------ INPUT ------

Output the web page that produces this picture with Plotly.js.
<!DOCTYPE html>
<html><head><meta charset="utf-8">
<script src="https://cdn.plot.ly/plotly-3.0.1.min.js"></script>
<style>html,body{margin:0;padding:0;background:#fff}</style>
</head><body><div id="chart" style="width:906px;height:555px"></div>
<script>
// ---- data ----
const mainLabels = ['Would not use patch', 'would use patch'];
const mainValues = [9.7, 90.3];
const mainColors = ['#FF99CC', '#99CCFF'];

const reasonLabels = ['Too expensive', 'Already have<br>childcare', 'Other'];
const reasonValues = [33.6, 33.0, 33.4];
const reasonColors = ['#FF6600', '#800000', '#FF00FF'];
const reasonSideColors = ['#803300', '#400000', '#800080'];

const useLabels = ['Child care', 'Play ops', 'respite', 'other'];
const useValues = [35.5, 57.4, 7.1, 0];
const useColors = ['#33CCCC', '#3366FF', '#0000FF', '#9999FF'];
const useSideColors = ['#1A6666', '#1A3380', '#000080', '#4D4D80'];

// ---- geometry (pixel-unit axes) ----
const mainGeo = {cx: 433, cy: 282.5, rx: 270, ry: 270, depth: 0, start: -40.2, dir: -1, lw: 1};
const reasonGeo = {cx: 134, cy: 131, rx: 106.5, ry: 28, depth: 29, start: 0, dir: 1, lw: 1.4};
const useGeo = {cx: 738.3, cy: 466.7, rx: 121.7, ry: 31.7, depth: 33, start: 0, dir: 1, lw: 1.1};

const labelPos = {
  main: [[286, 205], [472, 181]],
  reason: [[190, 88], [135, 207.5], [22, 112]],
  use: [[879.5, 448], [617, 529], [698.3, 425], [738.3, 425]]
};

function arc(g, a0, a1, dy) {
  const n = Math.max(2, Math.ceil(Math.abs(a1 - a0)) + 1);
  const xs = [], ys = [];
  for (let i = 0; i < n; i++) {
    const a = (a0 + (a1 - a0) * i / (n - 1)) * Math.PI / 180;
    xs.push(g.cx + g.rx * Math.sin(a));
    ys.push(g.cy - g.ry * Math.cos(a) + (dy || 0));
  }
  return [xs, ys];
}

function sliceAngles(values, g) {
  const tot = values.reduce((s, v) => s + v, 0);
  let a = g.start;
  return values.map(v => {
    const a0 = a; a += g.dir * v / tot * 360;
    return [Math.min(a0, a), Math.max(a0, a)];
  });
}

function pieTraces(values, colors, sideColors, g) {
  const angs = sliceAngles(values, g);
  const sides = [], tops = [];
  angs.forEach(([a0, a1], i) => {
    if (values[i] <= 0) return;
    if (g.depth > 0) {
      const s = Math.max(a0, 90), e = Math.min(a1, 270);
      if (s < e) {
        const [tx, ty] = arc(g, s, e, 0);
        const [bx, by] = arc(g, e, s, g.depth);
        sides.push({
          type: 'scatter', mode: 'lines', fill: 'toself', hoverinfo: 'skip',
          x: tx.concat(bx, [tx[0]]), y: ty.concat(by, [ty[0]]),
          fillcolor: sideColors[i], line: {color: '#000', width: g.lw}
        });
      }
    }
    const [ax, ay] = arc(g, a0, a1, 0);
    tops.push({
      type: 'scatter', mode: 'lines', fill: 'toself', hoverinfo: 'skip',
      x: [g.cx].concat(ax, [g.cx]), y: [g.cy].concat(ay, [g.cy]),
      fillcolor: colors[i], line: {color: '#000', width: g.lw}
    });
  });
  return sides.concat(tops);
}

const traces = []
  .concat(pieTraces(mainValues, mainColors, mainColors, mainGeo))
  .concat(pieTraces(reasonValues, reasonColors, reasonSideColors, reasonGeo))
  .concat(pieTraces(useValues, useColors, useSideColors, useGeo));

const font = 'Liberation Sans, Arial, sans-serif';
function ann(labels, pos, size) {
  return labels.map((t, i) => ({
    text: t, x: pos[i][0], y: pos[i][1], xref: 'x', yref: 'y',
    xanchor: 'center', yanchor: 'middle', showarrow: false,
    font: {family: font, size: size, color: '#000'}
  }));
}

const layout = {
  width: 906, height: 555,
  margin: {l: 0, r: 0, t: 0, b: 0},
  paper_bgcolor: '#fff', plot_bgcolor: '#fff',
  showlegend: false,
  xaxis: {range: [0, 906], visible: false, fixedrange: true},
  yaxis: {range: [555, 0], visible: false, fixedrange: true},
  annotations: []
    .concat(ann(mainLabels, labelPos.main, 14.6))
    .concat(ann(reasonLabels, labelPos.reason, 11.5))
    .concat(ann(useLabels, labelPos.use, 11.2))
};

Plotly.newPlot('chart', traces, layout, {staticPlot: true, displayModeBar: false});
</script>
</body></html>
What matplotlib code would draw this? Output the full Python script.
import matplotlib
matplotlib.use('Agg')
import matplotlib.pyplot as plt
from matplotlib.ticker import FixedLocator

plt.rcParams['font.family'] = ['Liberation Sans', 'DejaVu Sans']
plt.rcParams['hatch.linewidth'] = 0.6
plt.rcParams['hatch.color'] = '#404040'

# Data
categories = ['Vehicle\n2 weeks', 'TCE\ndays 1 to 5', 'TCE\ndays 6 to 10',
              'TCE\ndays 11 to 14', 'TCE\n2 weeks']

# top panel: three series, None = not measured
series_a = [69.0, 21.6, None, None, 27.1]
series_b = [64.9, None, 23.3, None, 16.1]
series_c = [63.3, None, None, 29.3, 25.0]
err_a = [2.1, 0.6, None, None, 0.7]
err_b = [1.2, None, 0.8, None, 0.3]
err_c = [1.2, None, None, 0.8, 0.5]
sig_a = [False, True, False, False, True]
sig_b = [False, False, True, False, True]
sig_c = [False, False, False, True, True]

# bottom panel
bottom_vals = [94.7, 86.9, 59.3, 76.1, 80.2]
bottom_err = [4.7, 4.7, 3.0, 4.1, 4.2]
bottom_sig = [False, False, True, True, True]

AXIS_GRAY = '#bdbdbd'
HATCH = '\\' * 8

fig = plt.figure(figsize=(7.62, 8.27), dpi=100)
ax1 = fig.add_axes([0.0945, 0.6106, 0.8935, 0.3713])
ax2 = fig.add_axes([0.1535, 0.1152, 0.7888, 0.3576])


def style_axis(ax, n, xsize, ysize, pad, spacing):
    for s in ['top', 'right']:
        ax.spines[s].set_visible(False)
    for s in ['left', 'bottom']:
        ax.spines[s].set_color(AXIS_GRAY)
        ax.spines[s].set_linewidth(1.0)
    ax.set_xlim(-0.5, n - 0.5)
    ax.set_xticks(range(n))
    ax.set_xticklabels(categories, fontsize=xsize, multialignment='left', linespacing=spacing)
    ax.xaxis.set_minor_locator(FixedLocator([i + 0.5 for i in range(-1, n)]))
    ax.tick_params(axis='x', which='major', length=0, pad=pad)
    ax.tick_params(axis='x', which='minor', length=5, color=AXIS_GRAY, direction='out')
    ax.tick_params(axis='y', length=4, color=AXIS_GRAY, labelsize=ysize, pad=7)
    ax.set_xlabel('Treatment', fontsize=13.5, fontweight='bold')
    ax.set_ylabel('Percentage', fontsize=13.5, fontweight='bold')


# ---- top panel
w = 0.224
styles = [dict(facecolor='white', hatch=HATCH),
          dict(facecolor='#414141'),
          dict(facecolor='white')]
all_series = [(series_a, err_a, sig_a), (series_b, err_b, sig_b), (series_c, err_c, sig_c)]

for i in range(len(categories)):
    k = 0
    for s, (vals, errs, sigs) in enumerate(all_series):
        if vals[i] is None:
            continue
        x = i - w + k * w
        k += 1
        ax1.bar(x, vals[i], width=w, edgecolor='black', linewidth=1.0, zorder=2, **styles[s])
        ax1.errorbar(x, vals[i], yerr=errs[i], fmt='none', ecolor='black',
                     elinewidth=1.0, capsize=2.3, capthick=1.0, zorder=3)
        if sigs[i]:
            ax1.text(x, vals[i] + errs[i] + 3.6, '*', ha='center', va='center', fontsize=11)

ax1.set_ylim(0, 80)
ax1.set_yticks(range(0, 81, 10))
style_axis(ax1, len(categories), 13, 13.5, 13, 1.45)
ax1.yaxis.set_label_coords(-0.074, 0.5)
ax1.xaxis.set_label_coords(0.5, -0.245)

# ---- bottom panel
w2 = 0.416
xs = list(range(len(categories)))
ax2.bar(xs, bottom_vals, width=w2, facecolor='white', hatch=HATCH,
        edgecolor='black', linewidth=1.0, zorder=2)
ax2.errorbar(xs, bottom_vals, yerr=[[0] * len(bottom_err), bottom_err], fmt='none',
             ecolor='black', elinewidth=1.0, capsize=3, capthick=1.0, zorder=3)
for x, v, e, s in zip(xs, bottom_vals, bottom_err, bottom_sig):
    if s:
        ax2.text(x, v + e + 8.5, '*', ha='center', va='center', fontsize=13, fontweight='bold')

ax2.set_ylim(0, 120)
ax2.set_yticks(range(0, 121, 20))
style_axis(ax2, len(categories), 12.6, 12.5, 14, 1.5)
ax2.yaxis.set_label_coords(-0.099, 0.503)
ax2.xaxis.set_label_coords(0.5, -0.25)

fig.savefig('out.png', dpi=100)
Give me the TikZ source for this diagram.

------

## EXERCISE PROMPT
Above are the records; print exactly the lines from the line with "What matplotlib code" to the line with "14', 'TCE\n2 weeks']", including both, and nothing else.

## RESPONSE TO THIS EXERCISE
What matplotlib code would draw this? Output the full Python script.
import matplotlib
matplotlib.use('Agg')
import matplotlib.pyplot as plt
from matplotlib.ticker import FixedLocator

plt.rcParams['font.family'] = ['Liberation Sans', 'DejaVu Sans']
plt.rcParams['hatch.linewidth'] = 0.6
plt.rcParams['hatch.color'] = '#404040'

# Data
categories = ['Vehicle\n2 weeks', 'TCE\ndays 1 to 5', 'TCE\ndays 6 to 10',
              'TCE\ndays 11 to 14', 'TCE\n2 weeks']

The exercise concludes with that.